03.01.10
Microsoft is ‘Spamming’ the Government Using Many Identical Letters (Literally Hundreds of Them)
Summary: Microsoft resorts to familiar tricks in attempt to ratify a decision from which it will benefit financially (while still evading tax)
A FEW WEEKS ago, Microsoft got caught phone-spamming using a peripheral agency. Going a couple of years back, Microsoft was accused of "spamming ANSI" just like it was rigging votes and sending fake letters on behalf of dead people in order to support its position after committing crimes (for which it was found guilty). Microsoft recently used similar tricks to block the Yahoo!-Google deal, but rather than dead people, those who wrote letters were hired AstroTurfers working for the LawMedia Group (Microsoft always externalises these morally-corrupt activities to front groups or PR agencies, just like media companies use the MPAA/RIAA as a punching bag with no products to be mocked).
According to this new report, county executive Dow Constantine was “Inundated with Hundreds of Identical Emails from Microsoft”
2. County executive Dow Constantine was inundated with hundreds of identical emails from Microsoft employees yesterday, imploring him to “use your leadership to make sure the [520 bridge] project remains on track.”

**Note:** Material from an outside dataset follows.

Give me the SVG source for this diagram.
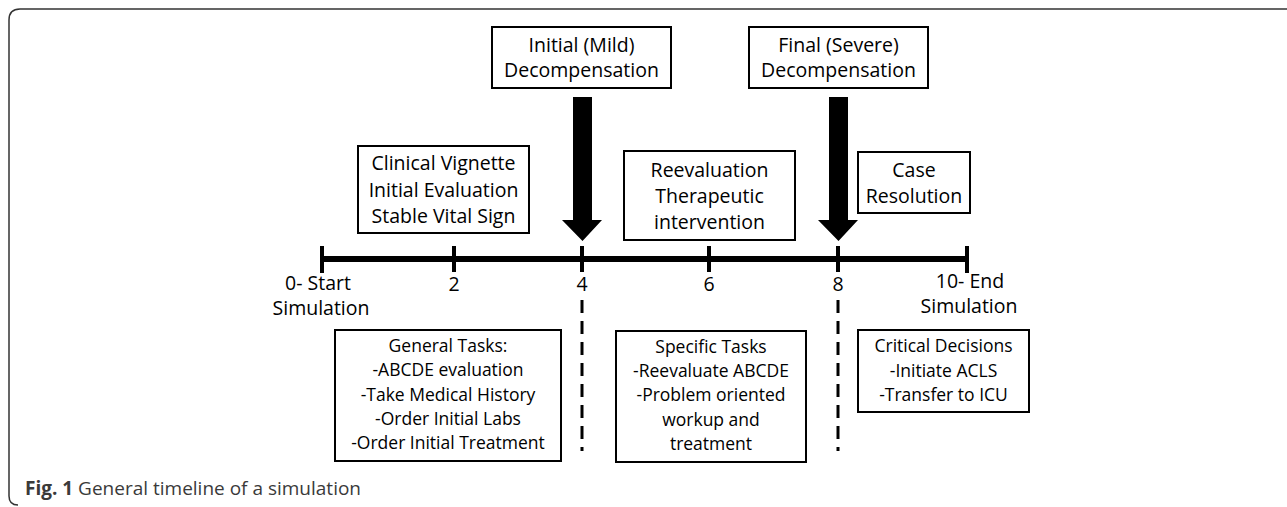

The text of the emails was copied and pasted from Microsoft’s new “Let’s Move” web site, part of a pricey new campaign by the Redmond company to defeat a proposal by Mayor Mike McGinn and House Speaker Frank Chopp (D-43) to revisit the idea of putting light rail or bus-rapid transit on the bridge.
It’s about that bridge which we wrote about last week and over the weekend [1, 2]. In order to promote its interests, Microsoft is publishing more of its own ‘articles’ in R&D Magazine (there has been a lot of that stuff in recent months, which makes one wonder about the integrity of this magazine) and nothing is said about the tax evasion [1, 2] involving a former Microsoft manager who now works in the government. What a huge distraction.
This has also been covered in:
• Microsoft Plays Hardball Over New 520 Floating Bridge
• Mayor Sends Letter To Microsoft Regarding 520 Bridge Plans
• Mayor McGinn pokes Microsoft’s CEO in the eye
In an astonishingly cheeky letter to Ballmer, McGinn granted no merit to Microsoft’s position of wanting to adopt the current consensus plan for expanding 520; told Ballmer to “share my response with your employees”; and invited Ballmer to “discuss this important project in a town hall with you and fellow Microsoft employees on your campus in Redmond.”
• McGinn to Microsoft on 520: Walk the talk
State Sen. Ed Murray said it was like a “punch in the face,” and Seattle Mayor Mike McGinn implied that Microsoft was being a hypocrite.
• Seattle mayor wants town hall with Microsoft CEO
In a functional system, the government listens to people and controls the corporations. But in this current system, corporations control the government, which does not listen to the people. █
The Mad Hatter said,
March 1, 2010 at 9:07 am
Government by the Corporations, for the Corporations. That’s the United States all right.